Bisnis.com, JAKARTA - Perhimpunan Hotel dan Restoran Indonesia (PHRI) menyuarakan keberatan terkait Rancangan Peraturan Daerah (Raperda) tentang Kawasan Tanpa Rokok (KTR) di DKI Jakarta.
Dalam Rapat Dengar Pendapat Umum (RDPU) dengan DPRD DKI Jakarta, Ketua Badan Pimpinan Daerah (BPD) PHRI DKI Jakarta Sutrisno Iwantono menekankan pasal-pasal dalam naskah Raperda tersebut semakin memperberat kinerja hotel dan resto.
Sebelumnya, berdasarkan hasil survei terbaru yang dilakukan PHRI DKI Jakarta pada April 2025 terhadap anggotanya, tercatat 96,7% hotel melaporkan terjadinya penurunan tingkat hunian. Hal itu berdampak pada banyak pelaku usaha yang terpaksa melakukan pengurangan karyawan sekaligus menerapkan berbagai strategi efisiensi.
“Jangan lupa bahwa hotel dan resto juga telah turut menyumbangkan PAD bagi DKI Jakarta. Kontribusi ekonominya tinggi dan menyerap lebih dari 600.000 tenaga kerja. Harus disadari bahwa tamu hotel dan restoran itu didominasi oleh konsumen perokok. Kalau merokok dilarang total, tidak diperbolehkan sama sekali, maka ini kemunduran bagi kafe, restoran, dan hotel. Dampaknya luas,” tegas Iwantono, dikutip dari siaran pers, Rabu (18/6/2025).
Berkaca pada profil statistik DKI Jakarta, pascapandemi Covid-19, tercatat hingga Oktober 2023, PAD sektor wisata DKI Jakarta mencapai Rp5,39 triliun. Sebagian besar (61,32%) PAD tersebut didapatkan dari pajak restoran, yakni sebesar Rp3,3 triliun.

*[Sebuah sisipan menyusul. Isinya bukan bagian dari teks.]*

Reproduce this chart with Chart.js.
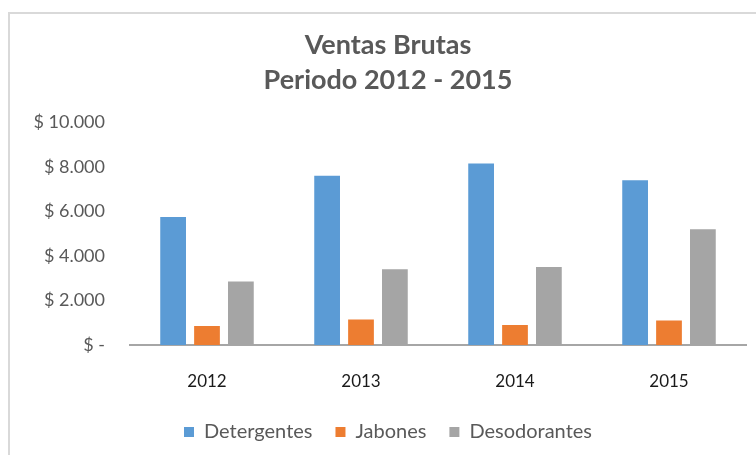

Sementara itu, PAD dari pajak hotel mencapai 28,25% serta sisanya dari pajak hiburan sebesar 10,33% dan retribusi sebesar 0,09%. Apabila dibandingkan secara total, PAD sektor wisata telah menyumbang 11,60% dari total PAD DKI Jakarta tahun 2023, yakni sebesar Rp48,6 triliun.
Baca Juga
“Peraturan semacam ini, prosesnya harus bertahap, tidak bisa ujug-ujug. Ekonomi akan terguncang, nanti masyarakat terkejut. Kami mohon, tolong pelaku usaha dilibatkan dalam proses penyusunan Raperda KTR ini. Ini soal bagaimana dampaknya pada kemampuan hotel ke depan. Oleh karena itu, kami harus diajak diskusi,” ujar Iwantono.
Inad Luciawaty, Anggota Pansus KTR DPRD DKI Jakarta juga mengutarakan kekhawatirannya atas dampak Ranperda KTR ini bagi kondisi ekonomi masyarakat.
“Tidak menutup kemungkinan, bahwa memang harus ada kawasan khusus merokok. Ini tidak bisa dihilangkan atau dihapus total, karena memang masyarakat kita banyak perokok. Terutama di mal, resto dan kafe, harus ada kawasan khusus merokok,” paparnya.
Anggota legislatif dari Dapil 10 DKI Jakarta ini mengingatkan bahwa penyusunan Raperda KTR dapat mencontoh negara maju seperti Jepang dan Singapura yang menyediakan tempat khusus merokok. “Di Jakarta harusnya bisa dibikin sepeti itu, jangan sampai semuanya jadi repot,” sebutnya.
Anggota Fraksi Partai Keadilan Sejahtera (PKS) ini juga secara khusus menyoroti pasal mengenai larangan berjualan rokok dalam radius 200meter dari satuan tempat pendidikan dan tempat bermain anak. Pasal larangan ini, menurut Inad, akan sulit diterapkan khususnya di kawasan padat pemukiman.
“Bagaimana dengan sekolah di dekat pemukiman atau padat penduduk, termasuk di kawasan kumuh. Apakah memang bisa diterapkan? Ini pasti akan terjadi kucing-kucingan. Ini bagaimana teknisnya? Apakah bisa dilakukan? Jangan sampai justru yang terjadi aksi sembunyi-sembunyi. Bagaimana teknis pengawasannya dan penerapan sanksi? Jangan sampai menimbulkan ekses negatif. Ini harus dipikirkan juga,” tambahnya.